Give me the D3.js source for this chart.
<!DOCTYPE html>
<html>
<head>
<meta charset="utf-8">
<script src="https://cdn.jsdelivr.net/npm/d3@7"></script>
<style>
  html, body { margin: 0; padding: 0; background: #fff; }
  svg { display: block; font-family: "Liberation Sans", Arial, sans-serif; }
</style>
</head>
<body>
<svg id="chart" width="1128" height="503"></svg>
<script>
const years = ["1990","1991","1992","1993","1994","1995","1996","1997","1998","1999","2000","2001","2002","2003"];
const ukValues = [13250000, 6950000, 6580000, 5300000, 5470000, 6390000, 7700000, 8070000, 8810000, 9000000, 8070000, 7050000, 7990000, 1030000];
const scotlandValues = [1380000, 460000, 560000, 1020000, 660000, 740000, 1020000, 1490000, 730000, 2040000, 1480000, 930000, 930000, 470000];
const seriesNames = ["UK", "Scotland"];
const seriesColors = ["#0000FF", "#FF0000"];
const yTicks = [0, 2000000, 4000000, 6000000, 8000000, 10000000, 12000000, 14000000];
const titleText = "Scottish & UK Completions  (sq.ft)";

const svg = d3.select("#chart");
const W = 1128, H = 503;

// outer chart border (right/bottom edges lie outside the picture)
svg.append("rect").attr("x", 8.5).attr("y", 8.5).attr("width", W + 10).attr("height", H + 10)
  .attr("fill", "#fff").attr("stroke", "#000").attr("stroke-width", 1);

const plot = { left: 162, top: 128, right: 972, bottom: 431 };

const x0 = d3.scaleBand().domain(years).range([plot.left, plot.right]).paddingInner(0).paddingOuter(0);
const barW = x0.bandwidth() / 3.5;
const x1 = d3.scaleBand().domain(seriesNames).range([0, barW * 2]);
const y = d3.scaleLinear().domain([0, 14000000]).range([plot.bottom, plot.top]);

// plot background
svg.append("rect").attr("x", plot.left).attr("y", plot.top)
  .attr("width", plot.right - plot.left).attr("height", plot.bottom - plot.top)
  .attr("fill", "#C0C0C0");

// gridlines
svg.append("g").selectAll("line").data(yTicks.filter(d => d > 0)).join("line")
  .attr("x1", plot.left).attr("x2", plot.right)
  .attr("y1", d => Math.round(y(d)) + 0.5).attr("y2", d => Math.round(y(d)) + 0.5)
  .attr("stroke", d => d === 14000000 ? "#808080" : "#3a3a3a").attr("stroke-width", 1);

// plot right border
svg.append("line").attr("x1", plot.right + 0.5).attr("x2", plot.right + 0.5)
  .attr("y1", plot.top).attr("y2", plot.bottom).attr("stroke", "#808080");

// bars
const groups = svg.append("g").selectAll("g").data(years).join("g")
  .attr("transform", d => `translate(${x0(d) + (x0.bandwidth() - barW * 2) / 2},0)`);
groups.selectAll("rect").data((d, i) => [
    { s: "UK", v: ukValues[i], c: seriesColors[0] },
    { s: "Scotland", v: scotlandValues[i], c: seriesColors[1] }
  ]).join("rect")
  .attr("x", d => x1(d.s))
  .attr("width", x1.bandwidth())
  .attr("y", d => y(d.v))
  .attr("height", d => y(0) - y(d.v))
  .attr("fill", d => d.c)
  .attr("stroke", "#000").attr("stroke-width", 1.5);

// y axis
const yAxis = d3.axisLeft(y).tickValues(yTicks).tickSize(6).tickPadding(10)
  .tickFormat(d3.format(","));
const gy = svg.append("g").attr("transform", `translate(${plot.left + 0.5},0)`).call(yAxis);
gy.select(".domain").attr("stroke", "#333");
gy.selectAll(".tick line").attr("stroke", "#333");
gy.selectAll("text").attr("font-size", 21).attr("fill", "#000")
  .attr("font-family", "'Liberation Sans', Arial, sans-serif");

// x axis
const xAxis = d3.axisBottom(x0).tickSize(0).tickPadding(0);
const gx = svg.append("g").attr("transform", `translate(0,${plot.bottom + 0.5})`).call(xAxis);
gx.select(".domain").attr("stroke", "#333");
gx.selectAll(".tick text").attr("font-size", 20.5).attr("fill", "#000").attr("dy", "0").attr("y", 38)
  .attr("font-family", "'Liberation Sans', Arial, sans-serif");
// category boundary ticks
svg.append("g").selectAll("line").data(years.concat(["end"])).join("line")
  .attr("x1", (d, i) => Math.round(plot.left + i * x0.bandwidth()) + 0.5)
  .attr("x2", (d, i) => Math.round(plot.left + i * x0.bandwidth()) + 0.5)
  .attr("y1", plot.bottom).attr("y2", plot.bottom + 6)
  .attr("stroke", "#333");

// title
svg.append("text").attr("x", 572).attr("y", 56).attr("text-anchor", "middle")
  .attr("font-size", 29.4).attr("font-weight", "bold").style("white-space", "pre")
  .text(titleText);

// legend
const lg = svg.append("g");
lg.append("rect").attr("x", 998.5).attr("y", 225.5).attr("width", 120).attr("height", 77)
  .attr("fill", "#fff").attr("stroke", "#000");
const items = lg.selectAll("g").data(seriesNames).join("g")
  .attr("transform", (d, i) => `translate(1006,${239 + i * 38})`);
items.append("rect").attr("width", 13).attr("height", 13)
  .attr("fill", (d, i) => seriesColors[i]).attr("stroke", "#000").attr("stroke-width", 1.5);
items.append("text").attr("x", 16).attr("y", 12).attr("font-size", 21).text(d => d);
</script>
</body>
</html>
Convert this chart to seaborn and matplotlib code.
________________
Exercise: All of the lines above must be returned exactly.

Solution for this task:
Give me the D3.js source for this chart.
<!DOCTYPE html>
<html>
<head>
<meta charset="utf-8">
<script src="https://cdn.jsdelivr.net/npm/d3@7"></script>
<style>
  html, body { margin: 0; padding: 0; background: #fff; }
  svg { display: block; font-family: "Liberation Sans", Arial, sans-serif; }
</style>
</head>
<body>
<svg id="chart" width="1128" height="503"></svg>
<script>
const years = ["1990","1991","1992","1993","1994","1995","1996","1997","1998","1999","2000","2001","2002","2003"];
const ukValues = [13250000, 6950000, 6580000, 5300000, 5470000, 6390000, 7700000, 8070000, 8810000, 9000000, 8070000, 7050000, 7990000, 1030000];
const scotlandValues = [1380000, 460000, 560000, 1020000, 660000, 740000, 1020000, 1490000, 730000, 2040000, 1480000, 930000, 930000, 470000];
const seriesNames = ["UK", "Scotland"];
const seriesColors = ["#0000FF", "#FF0000"];
const yTicks = [0, 2000000, 4000000, 6000000, 8000000, 10000000, 12000000, 14000000];
const titleText = "Scottish & UK Completions  (sq.ft)";

const svg = d3.select("#chart");
const W = 1128, H = 503;

// outer chart border (right/bottom edges lie outside the picture)
svg.append("rect").attr("x", 8.5).attr("y", 8.5).attr("width", W + 10).attr("height", H + 10)
  .attr("fill", "#fff").attr("stroke", "#000").attr("stroke-width", 1);

const plot = { left: 162, top: 128, right: 972, bottom: 431 };

const x0 = d3.scaleBand().domain(years).range([plot.left, plot.right]).paddingInner(0).paddingOuter(0);
const barW = x0.bandwidth() / 3.5;
const x1 = d3.scaleBand().domain(seriesNames).range([0, barW * 2]);
const y = d3.scaleLinear().domain([0, 14000000]).range([plot.bottom, plot.top]);

// plot background
svg.append("rect").attr("x", plot.left).attr("y", plot.top)
  .attr("width", plot.right - plot.left).attr("height", plot.bottom - plot.top)
  .attr("fill", "#C0C0C0");

// gridlines
svg.append("g").selectAll("line").data(yTicks.filter(d => d > 0)).join("line")
  .attr("x1", plot.left).attr("x2", plot.right)
  .attr("y1", d => Math.round(y(d)) + 0.5).attr("y2", d => Math.round(y(d)) + 0.5)
  .attr("stroke", d => d === 14000000 ? "#808080" : "#3a3a3a").attr("stroke-width", 1);

// plot right border
svg.append("line").attr("x1", plot.right + 0.5).attr("x2", plot.right + 0.5)
  .attr("y1", plot.top).attr("y2", plot.bottom).attr("stroke", "#808080");

// bars
const groups = svg.append("g").selectAll("g").data(years).join("g")
  .attr("transform", d => `translate(${x0(d) + (x0.bandwidth() - barW * 2) / 2},0)`);
groups.selectAll("rect").data((d, i) => [
    { s: "UK", v: ukValues[i], c: seriesColors[0] },
    { s: "Scotland", v: scotlandValues[i], c: seriesColors[1] }
  ]).join("rect")
  .attr("x", d => x1(d.s))
  .attr("width", x1.bandwidth())
  .attr("y", d => y(d.v))
  .attr("height", d => y(0) - y(d.v))
  .attr("fill", d => d.c)
  .attr("stroke", "#000").attr("stroke-width", 1.5);

// y axis
const yAxis = d3.axisLeft(y).tickValues(yTicks).tickSize(6).tickPadding(10)
  .tickFormat(d3.format(","));
const gy = svg.append("g").attr("transform", `translate(${plot.left + 0.5},0)`).call(yAxis);
gy.select(".domain").attr("stroke", "#333");
gy.selectAll(".tick line").attr("stroke", "#333");
gy.selectAll("text").attr("font-size", 21).attr("fill", "#000")
  .attr("font-family", "'Liberation Sans', Arial, sans-serif");

// x axis
const xAxis = d3.axisBottom(x0).tickSize(0).tickPadding(0);
const gx = svg.append("g").attr("transform", `translate(0,${plot.bottom + 0.5})`).call(xAxis);
gx.select(".domain").attr("stroke", "#333");
gx.selectAll(".tick text").attr("font-size", 20.5).attr("fill", "#000").attr("dy", "0").attr("y", 38)
  .attr("font-family", "'Liberation Sans', Arial, sans-serif");
// category boundary ticks
svg.append("g").selectAll("line").data(years.concat(["end"])).join("line")
  .attr("x1", (d, i) => Math.round(plot.left + i * x0.bandwidth()) + 0.5)
  .attr("x2", (d, i) => Math.round(plot.left + i * x0.bandwidth()) + 0.5)
  .attr("y1", plot.bottom).attr("y2", plot.bottom + 6)
  .attr("stroke", "#333");

// title
svg.append("text").attr("x", 572).attr("y", 56).attr("text-anchor", "middle")
  .attr("font-size", 29.4).attr("font-weight", "bold").style("white-space", "pre")
  .text(titleText);

// legend
const lg = svg.append("g");
lg.append("rect").attr("x", 998.5).attr("y", 225.5).attr("width", 120).attr("height", 77)
  .attr("fill", "#fff").attr("stroke", "#000");
const items = lg.selectAll("g").data(seriesNames).join("g")
  .attr("transform", (d, i) => `translate(1006,${239 + i * 38})`);
items.append("rect").attr("width", 13).attr("height", 13)
  .attr("fill", (d, i) => seriesColors[i]).attr("stroke", "#000").attr("stroke-width", 1.5);
items.append("text").attr("x", 16).attr("y", 12).attr("font-size", 21).text(d => d);
</script>
</body>
</html>
Convert this chart to seaborn and matplotlib code.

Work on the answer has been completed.